The Counterinsurgency Era: U.S. Doctrine and Performance, 1950 to the Present

The author was a CIA operative from 1950 to 1970 and an analyst for the Rand Corporation. He uses his knowledge and extensive research to analyze whether the United States, with all its management skill and technology, can make a positive difference in countering an insurgency in a poorly governed nation. Concentrating on foreign policy doctrine and military strategy, this book uses case studies of the 1960s to understand U.S. actions in Vietnam.


A Savage War of Peace: Algeria, 1954-1962

The best volume on the Algerian war of independence, this well-written work takes both sides into account and illustrates the doctrines of both insurgency and counterinsurgency.


Low-intensity Operations: Subversion, Insurgency and Peacekeeping

Kitson, a British Army general who served in Kenya, Malaya, Cyprus, and Northern Ireland, understands insurgency and briefly explains the basic fundamentals for success in low-intensity operations consistent with British doctrine. While the book's aim was to draw British soldiers' attention to the subject, the author provides considerable information on civil-military relations, insurgent tactics, and peacekeeping operations.


The Banana Wars: United States Intervention in the Caribbean, 1898-1934 (Latin American Silhouettes)
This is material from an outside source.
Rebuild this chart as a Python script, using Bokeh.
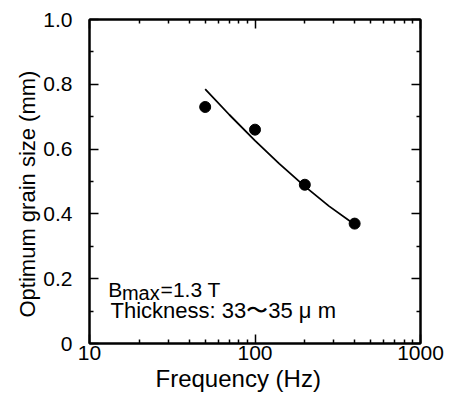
from bokeh.plotting import figure
from bokeh.models import LogAxis, LinearAxis, FixedTicker, Label, Title
from bokeh.embed import file_html
from bokeh.resources import INLINE

# Data
freq_hz = [50, 100, 200, 400]
grain_mm = [0.73, 0.66, 0.49, 0.37]
fit_freq = [50, 70, 100, 140, 200, 280, 400]
fit_grain = [0.785, 0.706, 0.626, 0.555, 0.485, 0.424, 0.367]

x_ticks = [10, 100, 1000]
x_tick_labels = ["10", "100", "1000"]
x_minor = [20, 30, 40, 50, 60, 70, 80, 90, 200, 300, 400, 500, 600, 700, 800, 900]
y_ticks = [0, 0.2, 0.4, 0.6, 0.8, 1.0]
y_tick_labels = ["0", "0.2", "0.4", "0.6", "0.8", "1.0"]
y_minor = [0.1, 0.3, 0.5, 0.7, 0.9]

FONT = "Liberation Sans"

p = figure(x_axis_type="log", x_range=(10, 1000), y_range=(0, 1),
           width=450, height=393, output_backend="svg", toolbar_location=None,
           min_border_left=89, min_border_right=30, min_border_top=19,
           min_border_bottom=50)
p.grid.visible = False
p.outline_line_color = "black"
p.outline_line_width = 2
p.background_fill_color = "white"
p.border_fill_color = "white"

xt = FixedTicker(ticks=x_ticks, minor_ticks=x_minor)
yt = FixedTicker(ticks=y_ticks, minor_ticks=y_minor)

def style(ax, labels=True):
    ax.axis_line_color = "black"
    ax.axis_line_width = 2
    ax.major_tick_in = 9
    ax.major_tick_out = 0
    ax.minor_tick_in = 4
    ax.minor_tick_out = 0
    ax.major_tick_line_width = 1.5
    ax.minor_tick_line_width = 1.5
    ax.major_tick_line_color = "black"
    ax.minor_tick_line_color = "black"
    ax.major_label_text_font = FONT
    ax.major_label_text_color = "black"
    if not labels:
        ax.major_label_text_color = None
        ax.major_label_text_font_size = "1px"
        ax.major_label_standoff = 0

xa = p.xaxis[0]
xa.ticker = xt
xa.major_label_overrides = dict(zip(x_ticks, x_tick_labels))
style(xa)
xa.major_label_text_font_size = "21px"
xa.major_label_standoff = 2

ya = p.yaxis[0]
ya.ticker = yt
ya.major_label_overrides = dict(zip(y_ticks, y_tick_labels))
style(ya)
ya.major_label_text_font_size = "21px"
ya.major_label_standoff = 17

top = LogAxis(ticker=FixedTicker(ticks=x_ticks, minor_ticks=x_minor))
style(top, labels=False)
p.add_layout(top, "above")
right = LinearAxis(ticker=FixedTicker(ticks=y_ticks, minor_ticks=y_minor))
style(right, labels=False)
p.add_layout(right, "right")

# axis titles, placed as in the reference
xtitle = Title(text="Frequency (Hz)", align="left", offset=66, standoff=0,
               text_font=FONT, text_font_size="24px", text_font_style="normal",
               text_color="black")
p.add_layout(xtitle, "below")
ytitle = Title(text="Optimum grain size (mm)", align="left", offset=26, standoff=2,
               text_font=FONT, text_font_size="22px", text_font_style="normal",
               text_color="black")
p.add_layout(ytitle, "left")

p.line(fit_freq, fit_grain, line_color="black", line_width=1.8)
p.scatter(freq_hz, grain_mm, marker="circle", size=11, fill_color="black", line_color="black")

def lab(x, y, text, size):
    p.add_layout(Label(x=x, y=y, text=text, text_font=FONT, text_font_size=size,
                       text_font_style="normal", text_baseline="alphabetic",
                       text_align="left", text_color="black"))

lab(13.0, 0.167, "B", "21px")
lab(15.7, 0.155, "max", "20px")
lab(26.9, 0.167, "=1.3 T", "21px")
lab(13.4, 0.102, "Thickness: 33\u301c35 \u03bc m", "22px")

open("out.html", "w").write(file_html(p, INLINE))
Langley's lively study examines the U.S. occupations of Cuba, the Nicaraguan activities of 1910-12, the seizure of Veracruz, the occupations of Haiti and the Dominican Republic, and the Sandino War of 1927-31. He argues that, during Caribbean interventions, U.S. military actions were as important in shaping events as civilian-made policies. This timely volume is important for gaining a historical perspective about U.S. military activities in Latin America.